# RAW DATA

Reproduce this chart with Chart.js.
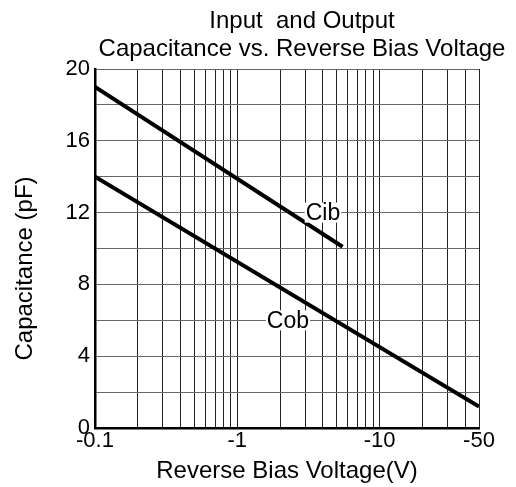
==
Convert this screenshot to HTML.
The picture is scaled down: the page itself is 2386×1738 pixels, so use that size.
...
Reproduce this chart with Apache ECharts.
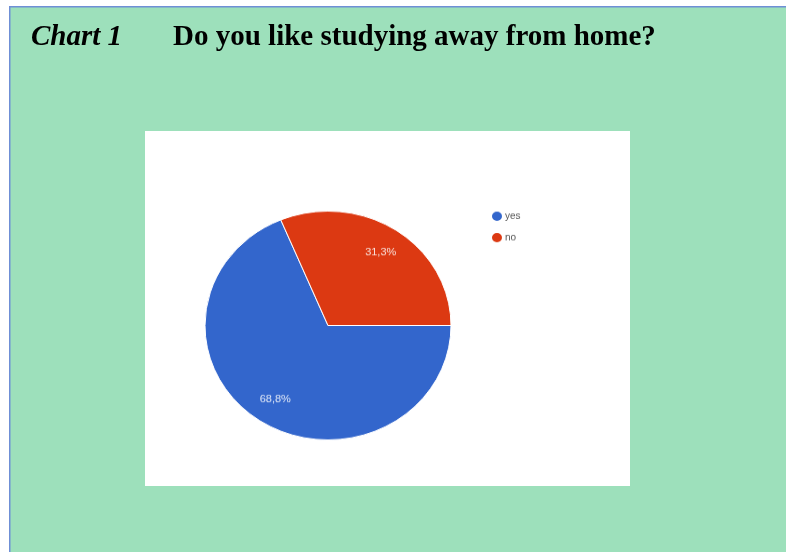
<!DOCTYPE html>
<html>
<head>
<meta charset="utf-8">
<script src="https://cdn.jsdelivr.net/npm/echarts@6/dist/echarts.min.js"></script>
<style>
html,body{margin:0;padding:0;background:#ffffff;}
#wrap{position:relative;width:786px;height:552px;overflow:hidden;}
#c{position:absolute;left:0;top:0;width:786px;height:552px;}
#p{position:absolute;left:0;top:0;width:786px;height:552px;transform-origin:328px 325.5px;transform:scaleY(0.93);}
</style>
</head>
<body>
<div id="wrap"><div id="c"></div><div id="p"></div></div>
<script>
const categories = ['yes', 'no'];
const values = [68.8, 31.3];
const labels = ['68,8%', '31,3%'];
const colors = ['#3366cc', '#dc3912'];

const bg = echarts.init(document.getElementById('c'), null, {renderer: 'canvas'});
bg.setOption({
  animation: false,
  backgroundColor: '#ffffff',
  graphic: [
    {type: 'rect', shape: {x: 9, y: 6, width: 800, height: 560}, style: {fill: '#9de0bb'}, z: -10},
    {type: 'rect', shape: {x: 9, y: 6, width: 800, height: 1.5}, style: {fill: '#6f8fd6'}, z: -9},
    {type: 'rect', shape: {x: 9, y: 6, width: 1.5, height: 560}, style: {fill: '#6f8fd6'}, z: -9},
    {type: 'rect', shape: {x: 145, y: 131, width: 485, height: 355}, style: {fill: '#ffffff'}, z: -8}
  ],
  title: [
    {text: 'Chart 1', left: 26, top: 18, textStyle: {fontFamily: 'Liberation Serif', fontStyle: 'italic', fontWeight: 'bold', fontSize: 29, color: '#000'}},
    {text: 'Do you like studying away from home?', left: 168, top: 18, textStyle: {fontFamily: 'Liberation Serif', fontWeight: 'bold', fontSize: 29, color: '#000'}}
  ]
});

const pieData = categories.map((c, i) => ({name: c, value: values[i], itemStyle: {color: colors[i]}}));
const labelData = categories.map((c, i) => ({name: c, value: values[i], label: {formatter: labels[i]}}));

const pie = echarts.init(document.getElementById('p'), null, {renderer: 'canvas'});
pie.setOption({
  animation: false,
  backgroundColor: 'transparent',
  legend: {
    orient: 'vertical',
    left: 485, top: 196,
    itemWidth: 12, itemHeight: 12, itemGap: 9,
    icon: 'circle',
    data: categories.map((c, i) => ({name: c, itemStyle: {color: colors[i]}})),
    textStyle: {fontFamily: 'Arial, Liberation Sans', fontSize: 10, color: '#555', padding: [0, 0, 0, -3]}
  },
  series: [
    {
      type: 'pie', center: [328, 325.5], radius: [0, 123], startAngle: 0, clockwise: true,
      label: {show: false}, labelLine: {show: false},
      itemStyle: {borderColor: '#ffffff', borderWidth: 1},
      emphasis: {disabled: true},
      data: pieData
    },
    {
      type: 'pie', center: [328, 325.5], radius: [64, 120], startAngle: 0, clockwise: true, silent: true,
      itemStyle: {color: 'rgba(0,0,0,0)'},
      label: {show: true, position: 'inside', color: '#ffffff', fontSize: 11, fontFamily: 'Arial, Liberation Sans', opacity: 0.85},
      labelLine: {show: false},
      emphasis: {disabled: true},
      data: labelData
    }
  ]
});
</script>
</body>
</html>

# GIVEN PROBLEM
Exactly repeat the lines from the line with "Convert this screenshot to HTML." to the line with "The picture is", including both, and output nothing else.

# FINAL ANSWER
Convert this screenshot to HTML.
The picture is scaled down: the page itself is 2386×1738 pixels, so use that size.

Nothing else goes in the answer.